Gelcasting is a net-shape forming process that was developed in the 90s at the ORNL’s lab to promote the formation of homogeneous green ceramic parts that can be of complex shape and/or large size parts. It consists in preparing a homogeneous powder suspension, containing a solvent, a dispersant, a plasticizer, a monomer, a cross-linking agent and a ceramic powder. Gelcasting suspensions have the advantage of being highly charged (> 50 %vol) while remaining sufficiently fluid to be poured into moulds of complex shape. The slurry is then "gelled" with an initiator. The polymeric network formed around the ceramic particles allows to "freeze" the suspension and to guarantee a granular stacking of quality (green density of 55-60 % for an initial powder volumic content of 50 %).

Many parameters can be adjusted to optimize gelcasting: monomer concentration, monomer/crosslinker ratio, … Among these parameters, the nature of the monomer is certainly one that can have a strong effect on the process. The first to be used in the development of gelcasting was acrylamide (AM) and since then, many other types of monomer have been tested.
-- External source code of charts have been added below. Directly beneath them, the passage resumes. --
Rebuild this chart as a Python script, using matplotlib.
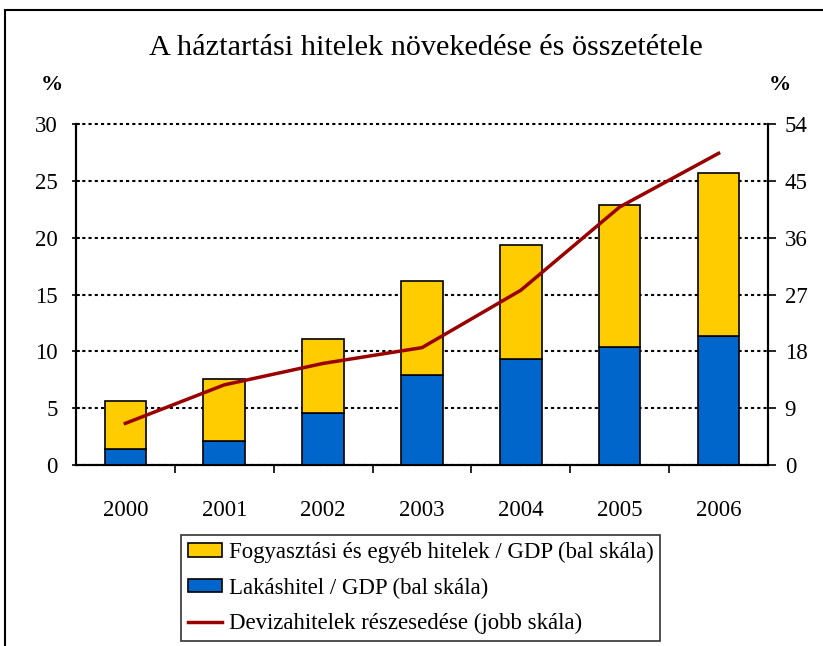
import matplotlib.pyplot as plt
import numpy as np
from matplotlib.patches import Rectangle

years = ['2000', '2001', '2002', '2003', '2004', '2005', '2006']
lakashitel = [1.4, 2.1, 4.55, 7.9, 9.35, 10.35, 11.35]        # Lakáshitel / GDP
total = [5.6, 7.55, 11.1, 16.2, 19.4, 22.85, 25.7]             # bar tops
fogyasztasi = [t - l for t, l in zip(total, lakashitel)]        # Fogyasztási és egyéb / GDP
deviza = [6.6, 12.7, 16.1, 18.6, 27.7, 40.9, 49.4]              # right scale

plt.rcParams['font.family'] = 'Liberation Serif'

fig = plt.figure(figsize=(8.23, 6.46), dpi=100)
ax = fig.add_axes([0.0923, 0.2802, 0.8409, 0.5274])
ax2 = ax.twinx()

x = np.arange(len(years))
ax.bar(x, lakashitel, width=0.42, color='#0066CC', edgecolor='black', linewidth=1.2, zorder=3,
       label='Lakáshitel / GDP (bal skála)')
ax.bar(x, fogyasztasi, width=0.42, bottom=lakashitel, color='#FFCC00', edgecolor='black',
       linewidth=1.2, zorder=3, label='Fogyasztási és egyéb hitelek / GDP (bal skála)')
ax2.plot(x, deviza, color='#990000', linewidth=2.5, zorder=4,
         label='Devizahitelek részesedése (jobb skála)')

ax.set_xlim(-0.5, len(years) - 0.5)
ax.set_ylim(0, 30)
ax.set_yticks(range(0, 31, 5))
ax2.set_ylim(0, 54)
ax2.set_yticks(range(0, 55, 9))

ax.set_xticks(x)
ax.set_xticklabels(years)
ax.set_xticks(np.arange(0.5, len(years) - 1, 1), minor=True)
ax.tick_params(axis='x', which='major', length=0, pad=25, labelsize=16.5)
ax.tick_params(axis='x', which='minor', length=6, width=1.2, direction='out')
ax.tick_params(axis='y', length=6, width=1.2, direction='inout', labelsize=16.5, pad=10)
ax2.tick_params(axis='y', length=6, width=1.2, direction='out', labelsize=16.5, pad=6)

for s in ['top']:
    ax.spines[s].set_visible(False)
    ax2.spines[s].set_visible(False)
for a in (ax, ax2):
    for s in ['left', 'right', 'bottom']:
        a.spines[s].set_linewidth(1.5)

ax.yaxis.grid(True, linestyle=(0, (1.5, 1.5)), color='black', linewidth=1.5, zorder=0)
ax.set_axisbelow(True)
for gl in ax.yaxis.get_gridlines():
    gl.set_clip_on(False)

ax.set_zorder(ax2.get_zorder() - 1)
ax2.patch.set_visible(False)
ax.patch.set_visible(True)

fig.text(0.517, 0.925, 'A háztartási hitelek növekedése és összetétele', ha='center', va='center',
         fontsize=21.8)
fig.text(0.063, 0.868, '%', ha='center', va='center', fontsize=16, fontweight='bold')
fig.text(0.948, 0.868, '%', ha='center', va='center', fontsize=16, fontweight='bold')

h1, l1 = ax.get_legend_handles_labels()
h2, l2 = ax2.get_legend_handles_labels()
leg = fig.legend([h1[1], h1[0], h2[0]], [l1[1], l1[0], l2[0]], loc='upper left',
                 bbox_to_anchor=(0.22, 0.172), fontsize=16.4, frameon=True, fancybox=False,
                 edgecolor='black', handlelength=1.5, handleheight=0.55, handletextpad=0.3,
                 borderpad=0.3, labelspacing=0.64, borderaxespad=0)
leg.get_frame().set_linewidth(1.2)

fig.patches.append(Rectangle((0.006, -0.1), 1.1, 1.085, transform=fig.transFigure,
                             fill=False, edgecolor='black', linewidth=1.5))

fig.savefig('out.png', dpi=100)
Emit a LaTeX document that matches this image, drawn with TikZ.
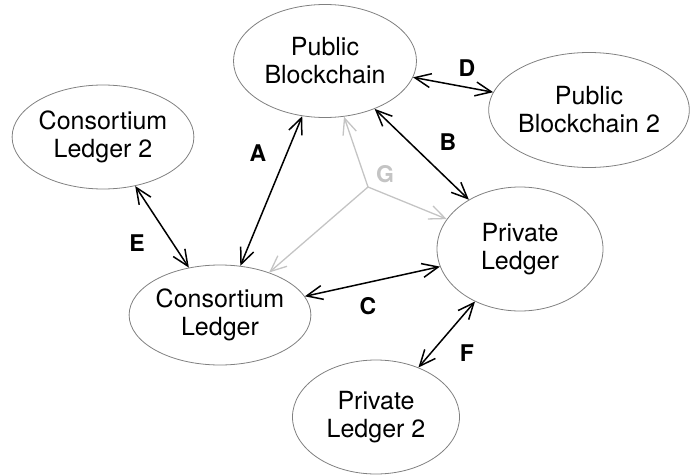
\documentclass[tikz,border=0pt]{standalone}
\usepackage{fontspec}
\setmainfont{TeX Gyre Heros}
\usetikzlibrary{arrows.meta}
\usetikzlibrary{shapes.geometric}
\definecolor{lg}{rgb}{.77,.77,.77}
\definecolor{rim}{rgb}{.5,.5,.5}

\begin{document}
\begin{tikzpicture}[
      x=1pt, y=-1pt,
      ledger/.style={ellipse, draw=rim, line width=.8pt, inner sep=0pt,
        align=center, font=\fontsize{25}{28}\selectfont},
      barb/.tip={Straight Barb[length=16pt,width=14pt]},
      link/.style={line width=1.5pt, barb-barb},
      ghost/.style={line width=1.3pt, color=lg, -barb},
      tag/.style={font=\fontsize{23}{23}\bfseries\selectfont}]
        \useasboundingbox (0,0) rectangle (690,476);

        % ledgers
        \node[ledger, minimum width=183, minimum height=113] (pb)  at (325,61)  {Public\\Blockchain};
        \node[ledger, minimum width=186, minimum height=115] (pb2) at (589,110) {Public\\Blockchain 2};
        \node[ledger, minimum width=180, minimum height=104] (cl2) at (103,137) {Consortium\\Ledger 2};
        \node[ledger, minimum width=169, minimum height=100] (cl)  at (220,315) {Consortium\\Ledger};
        \node[ledger, minimum width=166, minimum height=124] (pl)  at (520,249) {Private\\Ledger};
        \node[ledger, minimum width=167, minimum height=114] (pl2) at (376,417) {Private\\Ledger 2};

        % links
        \draw[link] (cl)  -- (pb);
        \draw[link] (pb)  -- (pl);
        \draw[link] (cl)  -- (pl);
        \draw[link] (pb)  -- (pb2);
        \draw[link] (cl2) -- (cl);
        \draw[link] (pl)  -- (pl2);

        % G
        \coordinate (g) at (368,187);
        \foreach \p in {pb, pl, cl}
          \draw[ghost] (g) -- (\p);

        \node[tag] (labA) at (258,153) {A};
        \node[tag] (labB) at (448,142) {B};
        \node[tag] (labC) at (368,306) {C};
        \node[tag] (labD) at (467,68)  {D};
        \node[tag] (labE) at (137,243) {E};
        \node[tag] (labF) at (467,353) {F};
        \node[tag, color=lg] (labG) at (385,174) {G};

      \end{tikzpicture}
\end{document}
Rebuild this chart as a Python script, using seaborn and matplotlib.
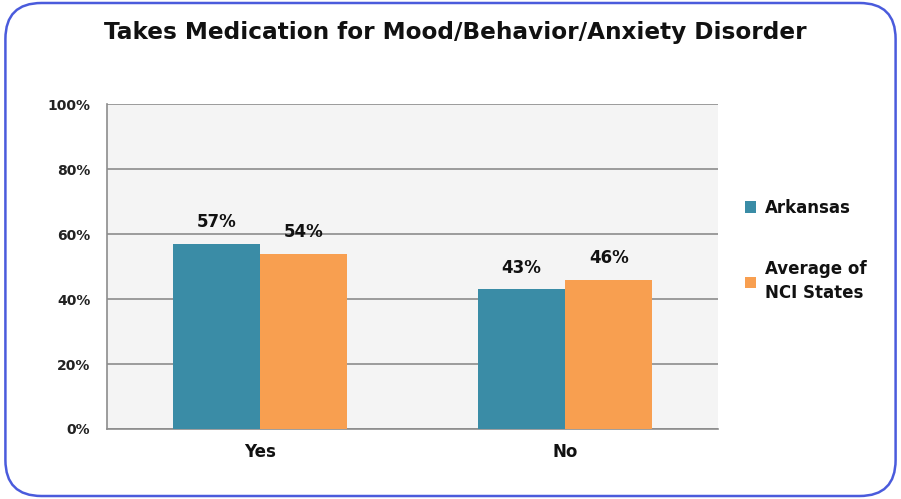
import matplotlib
matplotlib.use("Agg")
import matplotlib.pyplot as plt
import seaborn as sns
import pandas as pd
from matplotlib.patches import FancyBboxPatch
from matplotlib.ticker import FixedLocator

categories = ["Yes", "No"]
series_names = ["Arkansas", "Average of\nNCI States"]
arkansas = [57, 43]
nci_avg = [54, 46]
ytick_labels = ["0%", "20%", "40%", "60%", "80%", "100%"]

rows = []
for c, a, n in zip(categories, arkansas, nci_avg):
    rows.append({"cat": c, "series": series_names[0], "val": a})
    rows.append({"cat": c, "series": series_names[1], "val": n})
df = pd.DataFrame(rows)

sns.set_theme(style="white")
plt.rcParams['font.family'] = ['DejaVu Sans']

fig = plt.figure(figsize=(9.01, 4.99), dpi=100)
ax = fig.add_axes([0.1188, 0.1403, 0.678, 0.651])
ax.set_facecolor("#f4f4f4")

palette = {series_names[0]: "#3a8ca6", series_names[1]: "#f89f50"}
sns.barplot(data=df, x="cat", y="val", hue="series", order=categories,
            hue_order=series_names, palette=palette, width=0.57, gap=0,
            saturation=1, ax=ax, zorder=3, linewidth=0, edgecolor="none")

ax.set_ylim(0, 100)
ax.set_xlim(-0.5, 1.5)
ax.set_yticks([0, 20, 40, 60, 80, 100])
ax.set_yticklabels(ytick_labels, fontsize=10, fontweight="bold", color="#222222")
ax.yaxis.grid(True, color="#8c8c8c", linewidth=1.2, zorder=0)
ax.set_axisbelow(True)
ax.tick_params(axis="y", length=6, color="#8c8c8c", direction="out", pad=6)
ax.tick_params(axis="x", which="major", length=0, pad=10, labelsize=12)
ax.xaxis.set_minor_locator(FixedLocator([-0.5, 0.5, 1.5]))
ax.tick_params(axis="x", which="minor", length=5, color="#8c8c8c", direction="out")
for lab in ax.get_xticklabels():
    lab.set_fontweight("bold")
    lab.set_color("#111111")
ax.set_xlabel("")
ax.set_ylabel("")
for s in ["top", "right"]:
    ax.spines[s].set_visible(False)
for s in ["left", "bottom"]:
    ax.spines[s].set_color("#8c8c8c")
    ax.spines[s].set_linewidth(1.2)

for cont in ax.containers:
    for bar in cont:
        h = bar.get_height()
        ax.annotate(f"{h:.0f}%", (bar.get_x() + bar.get_width() / 2, h),
                    xytext=(0, 9), textcoords="offset points",
                    ha="center", va="bottom", fontsize=12, fontweight="bold",
                    color="#111111")

leg = ax.legend(loc="upper left", bbox_to_anchor=(1.019, 0.755), frameon=False,
                handlelength=0.7, handleheight=0.7, handletextpad=0.5,
                labelspacing=2.6, fontsize=12)
for t in leg.get_texts():
    t.set_fontweight("bold")
    t.set_color("#111111")
    t.set_linespacing(1.45)

fig.text(0.505, 0.935, "Takes Medication for Mood/Behavior/Anxiety Disorder",
         ha="center", va="center", fontsize=16.7, fontweight="bold", color="#111111")

border = FancyBboxPatch((0.006, 0.006), 0.988, 0.988,
                        boxstyle="round,pad=0,rounding_size=0.04",
                        transform=fig.transFigure, fill=False,
                        edgecolor="#4a5bdc", linewidth=1.8, mutation_aspect=1.8)
fig.patches.append(border)

fig.savefig("out.png", dpi=100)
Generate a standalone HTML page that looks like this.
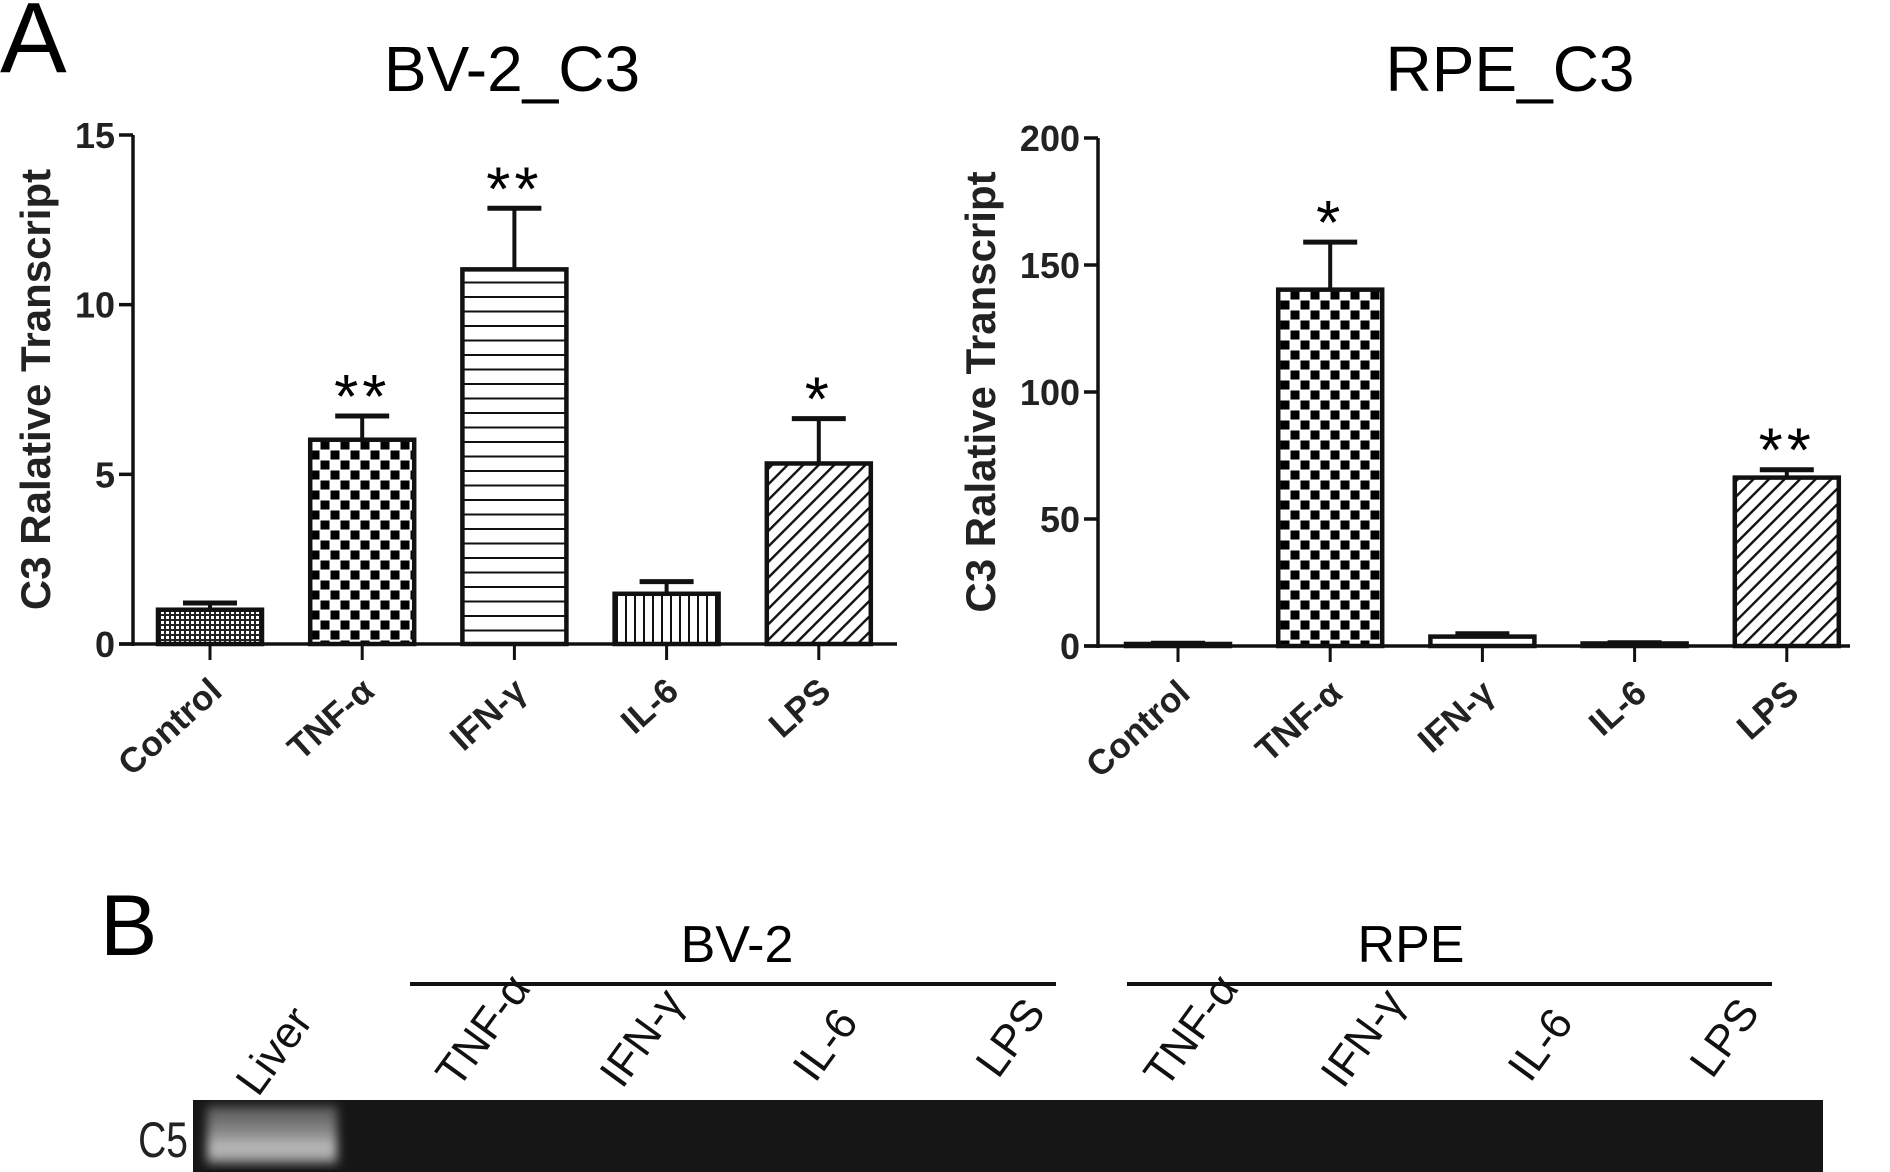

But until now, few works have been done on the effect of these parameters on the microstructure of the obtained green samples and their sintering behavior.

For our part, we are interested in the sintering of alumina parts with complex shapes, while seeking to optimize the sintering conditions. This is why we investigated the effect of gel casting parameters on the sintering behaviour of a reference alumina. More specifically, we aim at presenting in this communication the influence of the chemical nature of the monomer on the properties of the green and sintered samples. We considered the acrylamide family by testing 3 of them. which differ in their molecular structure and affinity with their environment (solvent and powder) : dimethylacrylamide (DMAA), methacrylamide (MAM) and acrylamide (AM)

In this study, we will present the results of the thermal evolution of the samples (dilatometry, SEM), according to the chemical nature of the monomer (AM, MAM or DMAA). Significant shrinkage differences were observed during the densification of the pre-sintered samples and very different sintered densities were obtained after sintering at 1530°C (from 88% to 98%). These different sintering behaviours were interpreted in terms of green pellet homogeneity. X-ray tomography analysis of the green pellets  revealed not only density values which depend on the used monomer but also slightly different widths of grey level distribution, which reflect differences in grain packing, linked to the nature of the polymer. These microstructural variations at the scale of a few grains (agglomerates) have likely a strong impact on the densification of these samples. Thanks to this study, we have shown that the chemical nature of the monomer actually influences the final densities and the properties of gelcasted alumina samples.

We will finally present a parametric study that allowed us to test the influence of others parameters such as the monomer content or the monomer/crosslinker ratio on the sintering behaviour.